David Crosby is known for a lot of things, but no one could have predicted that late in life he would be such a polarizing presence on Twitter. While social media is equal parts glorious and gory, it also provided insight into some celebrities who often felt untouchable or who might normally be lost in the annals of time.
Sadly, it was recently announced that the former founder of both The Byrds and Crosby, Stills, Nash & Young passed away at age 81 on Jan. 19. As part of a super group made up of members of Buffalo Springfield and the Hollies, David Crosby wrote incredible songs while with CSN&Y. In Teach Your Children Well, they sang, "Must have a code that you can live by. And so, become yourself. Because the past is just a goodbye."
As we say goodbye to David Crosby, we reflect on how he taught so many.
Here's what we know about David Crosby's cause of death.
As of the time of this writing, David Crosby's cause of death has yet to be revealed. What we do know is that he was still fairly active on Twitter as recently as Jan. 18, the day before his death, when he retweeted a video of environmental activist Greta Thunberg being arrested. It seems fitting that the last "word" of a man who rose to fame in the 1960s would be video of a protest.
In what now feels either cryptic or prophetic, Mr. Crosby retweeted the words "Heaven is a place on earth," earlier on Jan. 18. It's unclear as to why the title of a Belinda Carlisle song from 1987 was speaking to him that day, but it holds more weight since his passing.
Fans as well as his peers have taken to social media to express their sadness. Perhaps one of the most moving tributes was penned by former bandmate Graham Nash. The two had fallen out but that didn't erase the time they'd spent together.
"I know people tend to focus on how volatile our relationship has been at times, but what has always mattered to David and me more than anything was the pure joy of the music we created together, the sound we discovered with one another, and the deep friendship we shared over all these many long years," Graham wrote in an achingly beautiful Instagram post. "David was fearless in life and in music. He leaves behind a tremendous void as far as sheer personality and talent in this world."

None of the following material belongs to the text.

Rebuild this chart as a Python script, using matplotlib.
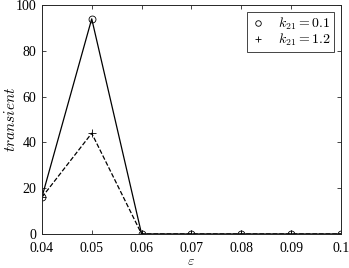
import matplotlib
matplotlib.use('Agg')
import matplotlib.pyplot as plt
from matplotlib.lines import Line2D

eps = [0.04, 0.05, 0.06, 0.07, 0.08, 0.09, 0.1]
transient_k01 = [16, 94, 0, 0, 0, 0, 0]
transient_k12 = [16, 44, 0, 0, 0, 0, 0]
xticks = [0.04, 0.05, 0.06, 0.07, 0.08, 0.09, 0.1]
xticklabels = ['0.04', '0.05', '0.06', '0.07', '0.08', '0.09', '0.1']
yticks = [0, 20, 40, 60, 80, 100]

plt.rcParams['font.family'] = ['Liberation Serif', 'DejaVu Serif']
plt.rcParams['mathtext.fontset'] = 'cm'

fig, ax = plt.subplots(figsize=(3.49, 2.68), dpi=100)
plt.subplots_adjust(left=0.12, right=0.977, bottom=0.127, top=0.981)

ax.plot(eps, transient_k01, '-', color='k', lw=0.9)
ax.plot(eps, transient_k12, '--', color='k', lw=0.9)
ax.plot(eps, transient_k01, 'o', color='k', mfc='none', ms=5, mew=0.6)
ax.plot(eps, transient_k12, '+', color='k', ms=6, mew=0.6)

ax.set_xlim(0.04, 0.1)
ax.set_ylim(0, 100)
ax.set_xticks(xticks)
ax.set_xticklabels(xticklabels)
ax.set_yticks(yticks)
ax.tick_params(direction='in', top=True, right=True, labelsize=10,
               length=3, width=0.6, color='#262626')
ax.tick_params(axis='x', pad=6)
ax.tick_params(axis='y', pad=4)
for s in ax.spines.values():
    s.set_color('#262626')
    s.set_linewidth(0.7)

ax.set_xlabel(r'$\varepsilon$', fontsize=10, labelpad=0)
ax.set_ylabel(r'$transient$', fontsize=11)
ax.yaxis.set_label_coords(-0.08, 0.5)

handles = [Line2D([], [], ls='none', marker='o', mfc='none', color='k', ms=4, mew=0.6),
           Line2D([], [], ls='none', marker='+', color='k', ms=5, mew=0.6)]
leg = ax.legend(handles, [r'$k_{21}=0.1$', r'$k_{21}=1.2$'], loc='upper right',
                fontsize=10, fancybox=False, edgecolor='#262626', framealpha=1,
                handlelength=1.2, borderaxespad=0.5, labelspacing=0.0, borderpad=0.25)
leg.get_frame().set_linewidth(0.6)

fig.savefig('out.png', dpi=100)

David Crosby was loved by many.
Per Variety, "Crosby is survived by his wife Jan Dance, their son Django, son James Raymond, and two daughters, Erika and Donovan, from previous relationships."
While it's easy to get lost in his many accomplishments with The Byrds, CSN&Y, and Buffalo Springfield, as well as his status as a member of the Rock and Roll Hall of Fame (twice over), it's clear his music left a mark on so many.
New York Times Pop Music Critic Lindsay Zoladz summed Mr. Crosby up in one interaction: "A few years ago I interviewed Crosby over the phone. He called promptly ('Lindsay? David Crosby') but said with real gravitas, 'Here's the situation: I really want to talk to you, but I'm at a hotel and my breakfast just arrived.' I respected this immensely."
As the world continues to mourn publicly and privately, it's as good a time as any to put on a little David Crosby. Try not to take life so seriously. And above all else remember, "It's been a long time comin'. 'It's goin' to be a long time gone. But you know the darkest hour is always, always just before the dawn."